Probably 90% of the wood we burn is cottonwood, since that's what we have. Hardwoods are rare in southern Colorado. In the mountains they have pine, aspen, and some scrub oak. On the plains we have cottonwood and elm. Occasionally an arborist friend gets me some fruitwood or hardwood such as ash, but hickory, cherry and oak don't do well here. I use my hardwood stash for "overnighters".

I do have 3 or 4 old mulberry trees that I'll cut when they die, but they're all over 100 years old and only about 18" in diameter.

Our cottonwood works pretty well. Once the fire is going in my Encore, a big split will last an hour or so on a cold day.

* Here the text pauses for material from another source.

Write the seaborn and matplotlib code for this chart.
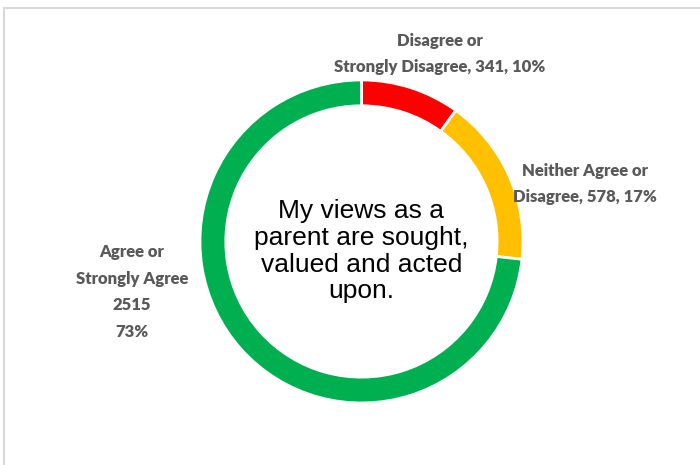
import matplotlib
matplotlib.use("Agg")
import matplotlib.pyplot as plt
from matplotlib.patches import Rectangle
import seaborn as sns

categories = ["Disagree or\nStrongly Disagree", "Neither Agree or\nDisagree", "Agree or\nStrongly Agree"]
counts = [341, 578, 2515]
percents = [10, 17, 73]
colors = ["#FF0000", "#FFC000", "#00B050"]
centre_text = "My views as a\nparent are sought,\nvalued and acted\nupon."

sns.set_theme(style="white")
plt.rcParams["font.family"] = ["Lato", "DejaVu Sans"]

fig = plt.figure(figsize=(7, 4.65), dpi=100)
ax = fig.add_axes([0, 0, 1, 1])
ax.pie(counts, colors=colors, startangle=90, counterclock=False,
       wedgeprops=dict(width=0.16, edgecolor="white", linewidth=2))
ax.set_xlim(-2.238, 2.096)
ax.set_ylim(-1.384, 1.495)
ax.set_aspect("equal")
ax.axis("off")

label_col = "#595959"
labels = [
    f"{categories[0]}, {counts[0]}, {percents[0]}%",
    f"{categories[1]}, {counts[1]}, {percents[1]}%",
    f"{categories[2]}\n{counts[2]}\n{percents[2]}%",
]
positions = [(0.486, 1.161), (1.384, 0.356), (-1.421, -0.313)]
for txt, (x, y) in zip(labels, positions):
    ax.text(x, y, txt, ha="center", va="center", fontsize=12, fontweight="heavy",
            color=label_col, linespacing=1.8)

ax.text(0, -0.06, centre_text, ha="center", va="center", fontsize=19,
        family="Liberation Sans", color="black", linespacing=1.15)

fig.patches.append(Rectangle((4 / 700, -0.1), 1.1, 1 - 8 / 465 + 0.1, transform=fig.transFigure,
                             fill=False, edgecolor="#d9d9d9", linewidth=1.5))

fig.savefig("out.png", dpi=100)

My theory is that in our arid climate, cottonwood grows slower and is more dense than say in the midwest or south The rings in the logs I cut show that the large cottonwoods only grow about 1/2" in diameter each year.
 
If I cut it, I burn it, so I do not cut much Cottonwood..
Having an abundance of many other hardwood's, does put them higher on the food chain..
 
Here's a couple of cords I worked up this fall: http://www.arboristsite.com/firewood-heating-wood-burning-equipment/207199.htm

Stringy splitting, I've been told it splits better after being left in the round a while, but I'm impatient and have a big splitter. Usually stinks like barnyard when green, not bad when good and dried out. Not a long burner, but will be great next fall for me.

Like the guys said, if you gotta cut it, might as well burn it.
 
My area sounds the same as Larry's - Cottonwood and elm mostly. If I head to the mountains, it's pine and aspen.

Occasionally I get lucky with some better stuff - walnut and fruitwood. But that's rare.

Cottonwood is about the same btu value as pine, and without the messy pitch.
 
Stringy splitting, I've been told it splits better after being left in the round a while, but I'm impatient and have a big splitter.
It splits fine when dry. We lost 50 or so trees in the 2002 drought, and they've been blowing down the last few years. Anything under about 16" with the bark off will be dry enough to just cut and split. Anything bigger has to be blocked and stacked for a few months. As long as the logs are kept off the ground, they'll stay good for several years.

I had a problem tree in the yard dropped early this spring, maybe 30" in diameter at the base. I blocked it up and the bark is finally loose enough to strip off. That one probably won't be ready to split until next fall.
 
Cottonwood

Got some in the stove and its heating the house right now. Fellow down the road had a huge limb break off last summer and he cut it up.

I brought it home and ran all the rounds through my splitter. Probably had a little over a face cord (rick) and for free wood it is doing just fine.

No problem getting it to burn and no problem while splitting it.

Nosmo
 
if you sell a cord and a customer sees it around here they will freak out, so i wont even cut it if its free. i do however use the method of mixing low and high wood, just use silver and red maple for that.